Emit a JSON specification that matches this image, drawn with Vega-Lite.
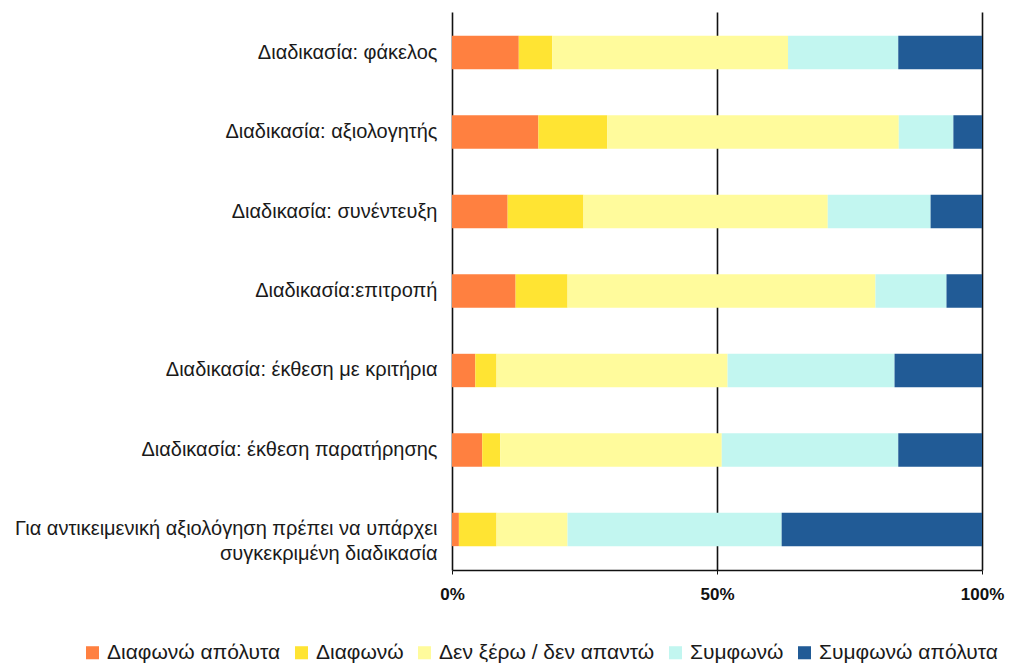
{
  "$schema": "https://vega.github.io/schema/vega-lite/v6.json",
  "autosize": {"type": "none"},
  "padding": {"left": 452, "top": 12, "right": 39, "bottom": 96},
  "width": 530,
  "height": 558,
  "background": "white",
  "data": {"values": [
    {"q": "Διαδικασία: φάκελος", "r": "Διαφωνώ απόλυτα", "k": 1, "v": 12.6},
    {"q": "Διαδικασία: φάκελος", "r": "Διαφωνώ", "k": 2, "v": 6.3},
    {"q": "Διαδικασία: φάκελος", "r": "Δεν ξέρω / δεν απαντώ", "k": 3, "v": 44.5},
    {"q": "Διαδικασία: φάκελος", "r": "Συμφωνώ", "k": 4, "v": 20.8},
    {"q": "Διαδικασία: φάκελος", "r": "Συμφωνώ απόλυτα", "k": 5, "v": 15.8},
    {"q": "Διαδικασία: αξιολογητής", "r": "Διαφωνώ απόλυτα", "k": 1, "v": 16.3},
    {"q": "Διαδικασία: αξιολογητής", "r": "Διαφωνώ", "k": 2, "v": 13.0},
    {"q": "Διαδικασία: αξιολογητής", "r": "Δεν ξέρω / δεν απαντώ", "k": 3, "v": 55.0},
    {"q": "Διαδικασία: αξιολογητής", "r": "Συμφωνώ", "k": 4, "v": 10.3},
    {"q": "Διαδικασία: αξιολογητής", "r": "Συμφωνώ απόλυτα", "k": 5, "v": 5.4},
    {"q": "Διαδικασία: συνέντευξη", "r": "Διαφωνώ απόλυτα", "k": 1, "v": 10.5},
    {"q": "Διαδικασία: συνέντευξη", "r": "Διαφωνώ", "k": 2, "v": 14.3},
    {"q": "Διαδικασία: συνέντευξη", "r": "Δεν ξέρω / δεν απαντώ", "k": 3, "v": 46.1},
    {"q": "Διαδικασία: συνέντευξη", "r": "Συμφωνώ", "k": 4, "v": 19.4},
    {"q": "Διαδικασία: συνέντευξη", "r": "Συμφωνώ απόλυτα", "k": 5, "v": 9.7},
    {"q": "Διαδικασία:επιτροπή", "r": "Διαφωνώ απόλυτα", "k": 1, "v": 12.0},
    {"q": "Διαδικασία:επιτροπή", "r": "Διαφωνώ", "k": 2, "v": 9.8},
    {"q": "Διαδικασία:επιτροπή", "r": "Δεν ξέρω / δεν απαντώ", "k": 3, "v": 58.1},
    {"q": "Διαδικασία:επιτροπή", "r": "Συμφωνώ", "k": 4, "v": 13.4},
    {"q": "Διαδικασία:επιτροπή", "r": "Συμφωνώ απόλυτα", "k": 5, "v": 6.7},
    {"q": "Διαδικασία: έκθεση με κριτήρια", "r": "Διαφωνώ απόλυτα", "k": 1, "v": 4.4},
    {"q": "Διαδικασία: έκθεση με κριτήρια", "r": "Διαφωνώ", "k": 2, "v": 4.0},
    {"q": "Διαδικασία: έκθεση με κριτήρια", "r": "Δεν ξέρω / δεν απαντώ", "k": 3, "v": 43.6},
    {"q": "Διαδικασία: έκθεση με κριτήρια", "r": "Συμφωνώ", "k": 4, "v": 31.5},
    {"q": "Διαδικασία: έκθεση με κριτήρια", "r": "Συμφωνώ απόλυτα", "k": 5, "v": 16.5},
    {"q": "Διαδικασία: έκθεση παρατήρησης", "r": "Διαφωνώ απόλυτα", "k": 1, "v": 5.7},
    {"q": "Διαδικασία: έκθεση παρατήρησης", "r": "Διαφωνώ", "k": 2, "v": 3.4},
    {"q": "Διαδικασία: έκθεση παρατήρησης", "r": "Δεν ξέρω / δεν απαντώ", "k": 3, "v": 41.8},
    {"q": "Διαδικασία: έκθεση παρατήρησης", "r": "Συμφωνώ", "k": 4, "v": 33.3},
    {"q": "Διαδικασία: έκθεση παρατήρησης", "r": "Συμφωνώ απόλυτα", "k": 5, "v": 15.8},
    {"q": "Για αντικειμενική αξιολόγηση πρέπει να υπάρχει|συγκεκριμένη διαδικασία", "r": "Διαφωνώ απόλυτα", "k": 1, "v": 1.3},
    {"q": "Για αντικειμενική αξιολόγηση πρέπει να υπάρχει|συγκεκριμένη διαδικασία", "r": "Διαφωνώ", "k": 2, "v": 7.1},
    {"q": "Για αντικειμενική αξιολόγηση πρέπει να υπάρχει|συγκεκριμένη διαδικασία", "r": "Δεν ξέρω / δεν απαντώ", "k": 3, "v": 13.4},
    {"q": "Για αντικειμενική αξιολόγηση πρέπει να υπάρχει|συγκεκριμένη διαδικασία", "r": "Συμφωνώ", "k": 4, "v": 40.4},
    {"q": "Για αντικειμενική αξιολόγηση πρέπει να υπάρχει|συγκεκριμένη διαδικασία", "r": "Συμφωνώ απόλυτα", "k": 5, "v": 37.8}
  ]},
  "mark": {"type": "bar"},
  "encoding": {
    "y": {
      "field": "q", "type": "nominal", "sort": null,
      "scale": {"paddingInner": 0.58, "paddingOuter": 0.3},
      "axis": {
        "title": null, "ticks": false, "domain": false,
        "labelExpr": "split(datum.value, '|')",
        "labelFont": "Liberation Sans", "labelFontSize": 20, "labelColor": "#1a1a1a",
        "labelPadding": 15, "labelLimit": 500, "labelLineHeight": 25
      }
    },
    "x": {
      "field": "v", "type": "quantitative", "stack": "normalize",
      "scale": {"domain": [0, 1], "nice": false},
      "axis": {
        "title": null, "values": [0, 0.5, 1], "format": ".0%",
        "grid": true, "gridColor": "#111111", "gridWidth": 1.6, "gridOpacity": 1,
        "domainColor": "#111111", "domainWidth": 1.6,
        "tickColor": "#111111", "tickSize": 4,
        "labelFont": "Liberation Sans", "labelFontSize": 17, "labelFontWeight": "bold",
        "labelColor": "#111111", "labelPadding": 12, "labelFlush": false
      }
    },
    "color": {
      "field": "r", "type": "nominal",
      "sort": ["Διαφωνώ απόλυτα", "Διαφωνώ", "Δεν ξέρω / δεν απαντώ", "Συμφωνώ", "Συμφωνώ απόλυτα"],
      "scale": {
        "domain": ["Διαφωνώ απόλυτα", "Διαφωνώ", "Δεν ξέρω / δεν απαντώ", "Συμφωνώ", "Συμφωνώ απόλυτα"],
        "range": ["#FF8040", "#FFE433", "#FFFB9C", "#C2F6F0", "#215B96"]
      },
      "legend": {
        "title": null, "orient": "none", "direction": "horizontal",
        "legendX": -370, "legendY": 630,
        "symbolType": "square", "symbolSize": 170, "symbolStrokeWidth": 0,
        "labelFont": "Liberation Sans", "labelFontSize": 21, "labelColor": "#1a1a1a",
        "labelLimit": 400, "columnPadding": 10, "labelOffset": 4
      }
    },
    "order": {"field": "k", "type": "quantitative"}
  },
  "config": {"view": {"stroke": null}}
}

_Problem to solve_:
Transcribe the listing above verbatim. Omit the pictures.

_Reply to the exercise_:
Emit a JSON specification that matches this image, drawn with Vega-Lite.
{
  "$schema": "https://vega.github.io/schema/vega-lite/v6.json",
  "autosize": {"type": "none"},
  "padding": {"left": 452, "top": 12, "right": 39, "bottom": 96},
  "width": 530,
  "height": 558,
  "background": "white",
  "data": {"values": [
    {"q": "Διαδικασία: φάκελος", "r": "Διαφωνώ απόλυτα", "k": 1, "v": 12.6},
    {"q": "Διαδικασία: φάκελος", "r": "Διαφωνώ", "k": 2, "v": 6.3},
    {"q": "Διαδικασία: φάκελος", "r": "Δεν ξέρω / δεν απαντώ", "k": 3, "v": 44.5},
    {"q": "Διαδικασία: φάκελος", "r": "Συμφωνώ", "k": 4, "v": 20.8},
    {"q": "Διαδικασία: φάκελος", "r": "Συμφωνώ απόλυτα", "k": 5, "v": 15.8},
    {"q": "Διαδικασία: αξιολογητής", "r": "Διαφωνώ απόλυτα", "k": 1, "v": 16.3},
    {"q": "Διαδικασία: αξιολογητής", "r": "Διαφωνώ", "k": 2, "v": 13.0},
    {"q": "Διαδικασία: αξιολογητής", "r": "Δεν ξέρω / δεν απαντώ", "k": 3, "v": 55.0},
    {"q": "Διαδικασία: αξιολογητής", "r": "Συμφωνώ", "k": 4, "v": 10.3},
    {"q": "Διαδικασία: αξιολογητής", "r": "Συμφωνώ απόλυτα", "k": 5, "v": 5.4},
    {"q": "Διαδικασία: συνέντευξη", "r": "Διαφωνώ απόλυτα", "k": 1, "v": 10.5},
    {"q": "Διαδικασία: συνέντευξη", "r": "Διαφωνώ", "k": 2, "v": 14.3},
    {"q": "Διαδικασία: συνέντευξη", "r": "Δεν ξέρω / δεν απαντώ", "k": 3, "v": 46.1},
    {"q": "Διαδικασία: συνέντευξη", "r": "Συμφωνώ", "k": 4, "v": 19.4},
    {"q": "Διαδικασία: συνέντευξη", "r": "Συμφωνώ απόλυτα", "k": 5, "v": 9.7},
    {"q": "Διαδικασία:επιτροπή", "r": "Διαφωνώ απόλυτα", "k": 1, "v": 12.0},
    {"q": "Διαδικασία:επιτροπή", "r": "Διαφωνώ", "k": 2, "v": 9.8},
    {"q": "Διαδικασία:επιτροπή", "r": "Δεν ξέρω / δεν απαντώ", "k": 3, "v": 58.1},
    {"q": "Διαδικασία:επιτροπή", "r": "Συμφωνώ", "k": 4, "v": 13.4},
    {"q": "Διαδικασία:επιτροπή", "r": "Συμφωνώ απόλυτα", "k": 5, "v": 6.7},
    {"q": "Διαδικασία: έκθεση με κριτήρια", "r": "Διαφωνώ απόλυτα", "k": 1, "v": 4.4},
    {"q": "Διαδικασία: έκθεση με κριτήρια", "r": "Διαφωνώ", "k": 2, "v": 4.0},
    {"q": "Διαδικασία: έκθεση με κριτήρια", "r": "Δεν ξέρω / δεν απαντώ", "k": 3, "v": 43.6},
    {"q": "Διαδικασία: έκθεση με κριτήρια", "r": "Συμφωνώ", "k": 4, "v": 31.5},
    {"q": "Διαδικασία: έκθεση με κριτήρια", "r": "Συμφωνώ απόλυτα", "k": 5, "v": 16.5},
    {"q": "Διαδικασία: έκθεση παρατήρησης", "r": "Διαφωνώ απόλυτα", "k": 1, "v": 5.7},
    {"q": "Διαδικασία: έκθεση παρατήρησης", "r": "Διαφωνώ", "k": 2, "v": 3.4},
    {"q": "Διαδικασία: έκθεση παρατήρησης", "r": "Δεν ξέρω / δεν απαντώ", "k": 3, "v": 41.8},
    {"q": "Διαδικασία: έκθεση παρατήρησης", "r": "Συμφωνώ", "k": 4, "v": 33.3},
    {"q": "Διαδικασία: έκθεση παρατήρησης", "r": "Συμφωνώ απόλυτα", "k": 5, "v": 15.8},
    {"q": "Για αντικειμενική αξιολόγηση πρέπει να υπάρχει|συγκεκριμένη διαδικασία", "r": "Διαφωνώ απόλυτα", "k": 1, "v": 1.3},
    {"q": "Για αντικειμενική αξιολόγηση πρέπει να υπάρχει|συγκεκριμένη διαδικασία", "r": "Διαφωνώ", "k": 2, "v": 7.1},
    {"q": "Για αντικειμενική αξιολόγηση πρέπει να υπάρχει|συγκεκριμένη διαδικασία", "r": "Δεν ξέρω / δεν απαντώ", "k": 3, "v": 13.4},
    {"q": "Για αντικειμενική αξιολόγηση πρέπει να υπάρχει|συγκεκριμένη διαδικασία", "r": "Συμφωνώ", "k": 4, "v": 40.4},
    {"q": "Για αντικειμενική αξιολόγηση πρέπει να υπάρχει|συγκεκριμένη διαδικασία", "r": "Συμφωνώ απόλυτα", "k": 5, "v": 37.8}
  ]},
  "mark": {"type": "bar"},
  "encoding": {
    "y": {
      "field": "q", "type": "nominal", "sort": null,
      "scale": {"paddingInner": 0.58, "paddingOuter": 0.3},
      "axis": {
        "title": null, "ticks": false, "domain": false,
        "labelExpr": "split(datum.value, '|')",
        "labelFont": "Liberation Sans", "labelFontSize": 20, "labelColor": "#1a1a1a",
        "labelPadding": 15, "labelLimit": 500, "labelLineHeight": 25
      }
    },
    "x": {
      "field": "v", "type": "quantitative", "stack": "normalize",
      "scale": {"domain": [0, 1], "nice": false},
      "axis": {
        "title": null, "values": [0, 0.5, 1], "format": ".0%",
        "grid": true, "gridColor": "#111111", "gridWidth": 1.6, "gridOpacity": 1,
        "domainColor": "#111111", "domainWidth": 1.6,
        "tickColor": "#111111", "tickSize": 4,
        "labelFont": "Liberation Sans", "labelFontSize": 17, "labelFontWeight": "bold",
        "labelColor": "#111111", "labelPadding": 12, "labelFlush": false
      }
    },
    "color": {
      "field": "r", "type": "nominal",
      "sort": ["Διαφωνώ απόλυτα", "Διαφωνώ", "Δεν ξέρω / δεν απαντώ", "Συμφωνώ", "Συμφωνώ απόλυτα"],
      "scale": {
        "domain": ["Διαφωνώ απόλυτα", "Διαφωνώ", "Δεν ξέρω / δεν απαντώ", "Συμφωνώ", "Συμφωνώ απόλυτα"],
        "range": ["#FF8040", "#FFE433", "#FFFB9C", "#C2F6F0", "#215B96"]
      },
      "legend": {
        "title": null, "orient": "none", "direction": "horizontal",
        "legendX": -370, "legendY": 630,
        "symbolType": "square", "symbolSize": 170, "symbolStrokeWidth": 0,
        "labelFont": "Liberation Sans", "labelFontSize": 21, "labelColor": "#1a1a1a",
        "labelLimit": 400, "columnPadding": 10, "labelOffset": 4
      }
    },
    "order": {"field": "k", "type": "quantitative"}
  },
  "config": {"view": {"stroke": null}}
}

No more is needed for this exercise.